The North Face and Watson bot.
This use of artificial intelligence has since become more relevant with the rise of chatbots on Facebook Messenger, which ping responses back to customers who interact with it and ask questions. But customer-facing AI tools, like The North Face’s partnership with Watson and Tommy Hilfiger’s TmyGrl chatbot, are launched mostly for the PR buzz they generate, rather than for the meaningful data a brand can gain from the technology. The reason: Not only do chatbots get more people talking than an internal data management system does, but overwhelmed marketers facing massive amounts of data don’t have the means to move the needle.
“These companies talk about data as the future still because I’m not sure their infrastructure is ready,” said Nadina Guglielmetti, managing director at Huge. “They’re getting a ton of data and don’t know how to filter it to get the right insights. Plus, CMOs are expected to do everything — PR, marketing, data activations — and there’s so much to know that they don’t prioritize the data side, because it’s not where fashion has traditionally played.”
The result is a surface-level understanding of databases.

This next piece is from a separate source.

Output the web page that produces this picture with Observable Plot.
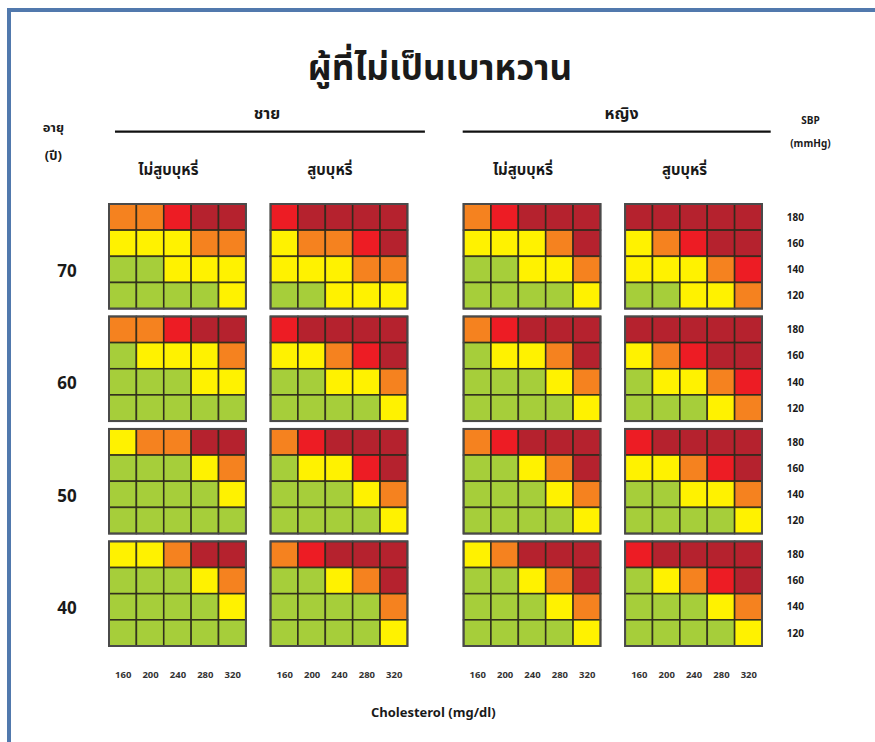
<!DOCTYPE html>
<html>
<head>
<meta charset="utf-8">
<script src="https://cdn.jsdelivr.net/npm/d3@7"></script>
<script src="https://cdn.jsdelivr.net/npm/@observablehq/plot@0.6"></script>
<style>
  html, body { margin: 0; padding: 0; background: #fff; }
  #wrap { position: relative; width: 875px; height: 742px; overflow: hidden; font-family: "Noto Sans Thai", "Noto Sans", "DejaVu Sans", sans-serif; }
  #frame { position: absolute; left: 7px; top: 8px; right: -10px; bottom: -10px; border-left: 4px solid #5179ad; border-top: 4px solid #5179ad; }
  #title { position: absolute; top: 43px; left: 0; width: 880px; text-align: center; font-size: 35px; font-weight: bold; color: #1a1a1a; letter-spacing: 0px; }
  #chart { position: absolute; left: 0; top: 90px; }
  #chart svg { font-family: "Noto Sans Thai", "Noto Sans", "DejaVu Sans", sans-serif; }
</style>
</head>
<body>
<div id="wrap">
  <div id="frame"></div>
  <div id="title">ผู้ที่ไม่เป็นเบาหวาน</div>
  <div id="chart"></div>
</div>
<script>
// ---------- data ----------
const titleText = "ผู้ที่ไม่เป็นเบาหวาน";
const sexes = ["ชาย", "หญิง"];
const smoking = ["ไม่สูบบุหรี่", "สูบบุหรี่"];
const ages = [70, 60, 50, 40];
const sbpTicks = [180, 160, 140, 120];
const cholTicks = [160, 200, 240, 280, 320];
const ageHeader = ["อายุ", "(ปี)"];
const sbpHeader = ["SBP", "(mmHg)"];
const xTitle = "Cholesterol (mg/dl)";
// risk level: 1 <10%, 2 10-<20%, 3 20-<30%, 4 30-<40%, 5 >=40%
const riskLevels = [1, 2, 3, 4, 5];
const riskColors = ["#a6ce3a", "#fff200", "#f5821f", "#ed1c24", "#b5222e"];
// rows: SBP 180,160,140,120 ; cols: chol 160..320 ; blocks: age 70,60,50,40
const maleNonSmoker = [
  [[3,3,4,5,5],[2,2,2,3,3],[1,1,2,2,2],[1,1,1,1,2]],
  [[3,3,4,5,5],[1,2,2,2,3],[1,1,1,2,2],[1,1,1,1,1]],
  [[2,3,3,5,5],[1,1,1,2,3],[1,1,1,1,2],[1,1,1,1,1]],
  [[2,2,3,5,5],[1,1,1,2,3],[1,1,1,1,2],[1,1,1,1,1]]
];
const maleSmoker = [
  [[4,5,5,5,5],[2,3,3,4,5],[2,2,2,3,3],[1,1,2,2,2]],
  [[4,5,5,5,5],[2,2,3,4,5],[1,1,2,2,3],[1,1,1,1,2]],
  [[3,4,5,5,5],[1,2,2,4,5],[1,1,1,2,3],[1,1,1,1,2]],
  [[3,4,5,5,5],[1,1,2,3,5],[1,1,1,1,3],[1,1,1,1,2]]
];
const femaleNonSmoker = [
  [[3,4,5,5,5],[2,2,2,3,5],[1,1,2,2,3],[1,1,1,1,2]],
  [[3,4,5,5,5],[1,2,2,3,5],[1,1,1,2,3],[1,1,1,1,2]],
  [[3,4,5,5,5],[1,1,2,3,5],[1,1,1,2,3],[1,1,1,1,2]],
  [[2,3,5,5,5],[1,1,2,3,5],[1,1,1,2,3],[1,1,1,1,2]]
];
const femaleSmoker = [
  [[5,5,5,5,5],[2,3,4,5,5],[2,2,2,3,4],[1,1,2,2,3]],
  [[5,5,5,5,5],[2,3,4,5,5],[1,2,2,3,4],[1,1,1,2,3]],
  [[4,5,5,5,5],[2,2,3,4,5],[1,1,2,2,3],[1,1,1,1,2]],
  [[4,5,5,5,5],[1,2,3,4,5],[1,1,1,2,3],[1,1,1,1,2]]
];

// ---------- layout (in cell units) ----------
const panelGap = 0.9, sexGap = 2.05, ageStride = 4.3;
const panels = [
  {sex: 0, smoke: 0, grid: maleNonSmoker},
  {sex: 0, smoke: 1, grid: maleSmoker},
  {sex: 1, smoke: 0, grid: femaleNonSmoker},
  {sex: 1, smoke: 1, grid: femaleSmoker}
];
const nCol = cholTicks.length, nRow = sbpTicks.length;
panels.forEach((p, i) => { p.x0 = i * (nCol + panelGap) + (p.sex === 1 ? sexGap - panelGap : 0); });
const xMax = panels[3].x0 + nCol;
const yMax = (ages.length - 1) * ageStride + nRow;

const cells = [];
const panelBoxes = [];
panels.forEach(p => {
  ages.forEach((age, a) => {
    panelBoxes.push({x1: p.x0, x2: p.x0 + nCol, y1: a * ageStride, y2: a * ageStride + nRow});
    sbpTicks.forEach((s, r) => {
      cholTicks.forEach((c, k) => {
        cells.push({x1: p.x0 + k, x2: p.x0 + k + 1, y1: a * ageStride + r, y2: a * ageStride + r + 1, level: p.grid[a][r][k]});
      });
    });
  });
});
const ageLabels = ages.map((age, a) => ({x: -1.55, y: a * ageStride + 2.55, text: String(age)}));
const sbpLabels = ages.flatMap((age, a) => sbpTicks.map((s, r) => ({x: xMax + 1.2, y: a * ageStride + r + 0.5, text: String(s)})));
const cholLabels = panels.flatMap(p => cholTicks.map((c, k) => ({x: p.x0 + k + 0.5, y: yMax + 1.1, text: String(c)})));
const lineExt = [[0.2, 0.62], [-0.05, 0.3]];
const sexLabels = sexes.map((s, i) => {
  const ps = panels.filter(p => p.sex === i);
  const x1 = ps[0].x0, x2 = ps[ps.length - 1].x0 + nCol;
  return {x: (x1 + x2) / 2 + 0.3, y: -3.48, text: s, lx1: x1 + lineExt[i][0], lx2: x2 + lineExt[i][1], ly: -2.79};
});
const smokeLabels = panels.map(p => ({x: p.x0 + nCol / 2 - 0.35, y: -1.3, text: smoking[p.smoke]}));

const chart = Plot.plot({
  width: 875,
  height: 652,
  marginLeft: 109,
  marginRight: 113,
  marginTop: 114,
  marginBottom: 96,
  x: {type: "linear", domain: [0, xMax], axis: null},
  y: {type: "linear", domain: [0, yMax], reverse: true, axis: null},
  color: {type: "ordinal", domain: riskLevels, range: riskColors},
  marks: [
    Plot.rect(cells, {x1: "x1", x2: "x2", y1: "y1", y2: "y2", fill: "level", stroke: "#2e2a1c", strokeWidth: 1.6, strokeOpacity: 0.9}),
    Plot.rect(panelBoxes, {x1: "x1", x2: "x2", y1: "y1", y2: "y2", fill: "none", stroke: "#4a4a4a", strokeWidth: 2}),
    Plot.text(ageLabels, {x: "x", y: "y", text: "text", fontSize: 17, fontWeight: "bold", fill: "#1a1a1a"}),
    Plot.text(sbpLabels, {x: "x", y: "y", text: "text", fontSize: 10, fontWeight: "bold", fill: "#1a1a1a"}),
    Plot.text(cholLabels, {x: "x", y: "y", text: "text", fontSize: 9.5, fontWeight: "bold", fill: "#333"}),
    Plot.text(sexLabels, {x: "x", y: "y", text: "text", fontSize: 16, fontWeight: "bold", fill: "#1a1a1a"}),
    Plot.link(sexLabels, {x1: "lx1", x2: "lx2", y1: "ly", y2: "ly", stroke: "#111", strokeWidth: 2.2}),
    Plot.text(smokeLabels, {x: "x", y: "y", text: "text", fontSize: 15, fontWeight: "bold", fill: "#1a1a1a"}),
    Plot.text(ageHeader.map((t, i) => ({t, i})), {x: -2.05, y: d => -2.94 + d.i * 1.07, text: "t", fontSize: 13, fontWeight: "bold", fill: "#1a1a1a"}),
    Plot.text(sbpHeader.map((t, i) => ({t, i})), {x: xMax + 1.75, y: d => -3.21 + d.i * 0.88, text: "t", fontSize: 10, fontWeight: "bold", fill: "#1a1a1a"}),
    Plot.text([xTitle], {x: xMax / 2 - 0.1, y: yMax + 2.55, text: d => d, fontSize: 13, fontWeight: "bold", fill: "#1a1a1a"})
  ]
});
document.getElementById("chart").appendChild(chart);
</script>
</body>
</html>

“Look at email marketing. It’s typically not the CMO building these reach-outs, it’s the junior strategist,” said Emarsys’s Nance. “On the other side of a bad digital message is a piece of software and a 22-year-old dragging and dropping, basically guessing which customer set gets what.”
AI on the horizon
A slew of AI startups have popped up with different solutions for retailers. SupplyAI offers AI and machine learning tools that reduce return rates by making predictions based on prior consumer behavior and product performance. Propulse Analytics, launched by former Saks Fifth Avenue executive Eric Brassard, improves product recommendations online by taking customers’ personal tastes into account. Canadian retailer Frank & Oak reported seeing two times the conversion rate online after using the technology.
“Retailers are still scared to give away access to their data,” said Brassard. “It’s like showing your underwear. But they’re beginning to realize they need better personalization and recommendations, and that they’re not going to become specialists in big data.”
Jarecke expects AI’s power to lie in its subtlety — like more appealing product recommendations — as it comes out of the gates. Consumers won’t be hit in the face with creepy personalization or wooed by the novelty of a Watson bot.
“AI can be used in a subtle way to optimize purchase flow, aid with efficiency and insights and offer more personalized experiences,” said Jarecke. “People often assume AI will just help the consumer. But on the administrative side, they’ll free up staff hours to relocate elsewhere.”
Courtney Connell, Cosabella’s marketing director, said she had a hard time letting go of old mindsets when first working with AI.
“As humans, we want to hold onto as much control as we can,” she said. “But this takes out the hands-on work and Excel spreadsheets that people hate doing. Once the fashion world understands that, we’ll get to a new phase.”